Because of my mother’s weak constitution, she could not work every day. So, for three days each week, she would sell her doughnuts by the roadside. On the other days, she would do the household chores and visit the market to buy the ingredients for the doughnuts. Selling doughnuts only three days a week, my mother said, was her “strategy” to keep the demand high.

The Lord blessed my mother’s business. Her customers would buy plenty—some more than five doughnuts at a time. The doughnuts would always be sold out by the end of the day, providing us enough money to buy food for the family.

On one occasion, however, we didn’t have enough money to pay the electricity bill as my father had used some of his income to pay off some debts. Desperate, my father tried to take a loan, but he didn’t succeed. To help, I decided to draw out all my savings. I was reminded of Luke 3:14, where John instructed the soldiers to be content with their pay. This verse reassured me that God would provide for all of our needs.

I remember holding the money in my palm and praying: “Oh Father, you know that this is all the money we have left and this money will be used to pay the electricity bill. I leave this money in Your almighty hands. With this money, we shall be able to afford all our needs until the end of the month. In Jesus’ name I pray, amen.”

With my savings and the money meant to buy the ingredients for my mother’s doughnuts, we just had enough money to pay the electricity bill.

Then came Monday, the day my mother was supposed to make doughnuts for sale the next day. Knowing that we had used up the money to pay off the electricity bills, I asked my mum, “Are there no ingredients left in the kitchen?” There were two potatoes, she replied, but she needed two more to make the doughnuts. Not believing her, I rushed to the dimly-lit kitchen to check. She was right—there were only two potatoes left.

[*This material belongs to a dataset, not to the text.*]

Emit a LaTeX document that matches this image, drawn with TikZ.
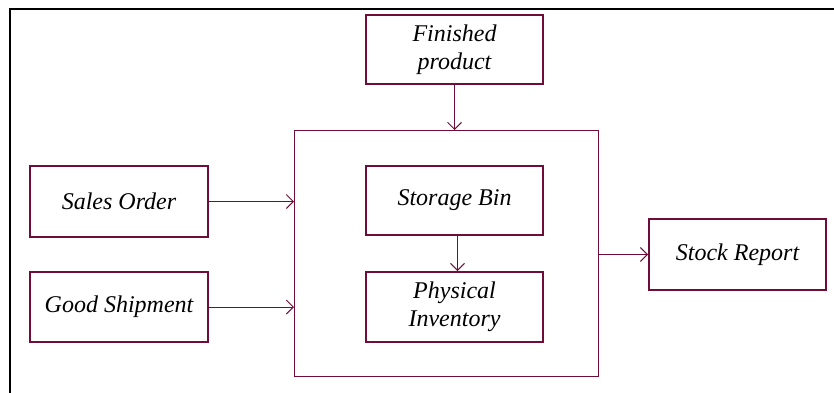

I knew that if my mother didn’t sell any doughnuts the next day, we would not have enough money to buy food for the family. So I went to my room and prayed: “God, thank You for blessing us so that we could eventually pay the electricity bill without borrowing any money. But, God, my mother has run out of potatoes to make doughnuts, even though we need the money to buy our meals for tomorrow. Father, I believe that You will never neglect Your children or let them starve. You will have a solution to our problems. We leave everything in Your almighty hands. In Jesus’ name I pray, Amen.”

After I had prayed, I left my room and saw my mother approaching me with a big smile on her face. My father had found two more potatoes hidden underneath the stairs! At first, my mother was worried that those potatoes had rotted since they were left over from last week, but surprisingly, they were still in good condition.

I was moved to tears when I saw God’s provision. I knew that the potatoes were from God. God had answered my prayer with two potatoes. I realized that God’s help is never too early or too late—it is always on time.

When we face a difficult situation and it seems like there is no way out, God has the best solution for His children. My experience with God was proof that He will always provide.

Since then, God’s promise in Luke 12:22-24 has always assured me greatly. He promises to care for us, His children, and to provide for our needs. The Lord Jesus told us that the ravens do not sow or reap and still, God cares for them. So if God cares for even the ravens, what more us, His children?

God will never renege on His promises, but we also need to do our part. “Cast all your anxiety on him because he cares for you” (1 Peter 5:7). No matter how big our problems are, the Lord Jesus is always walking alongside us, and He will even carry us when we feel weak. It is only when we admit our weaknesses and humble ourselves in front of Him, that we will feel His presence in our life.

No matter how unsolvable our problems might seem, do not give in to the situation—give in to God.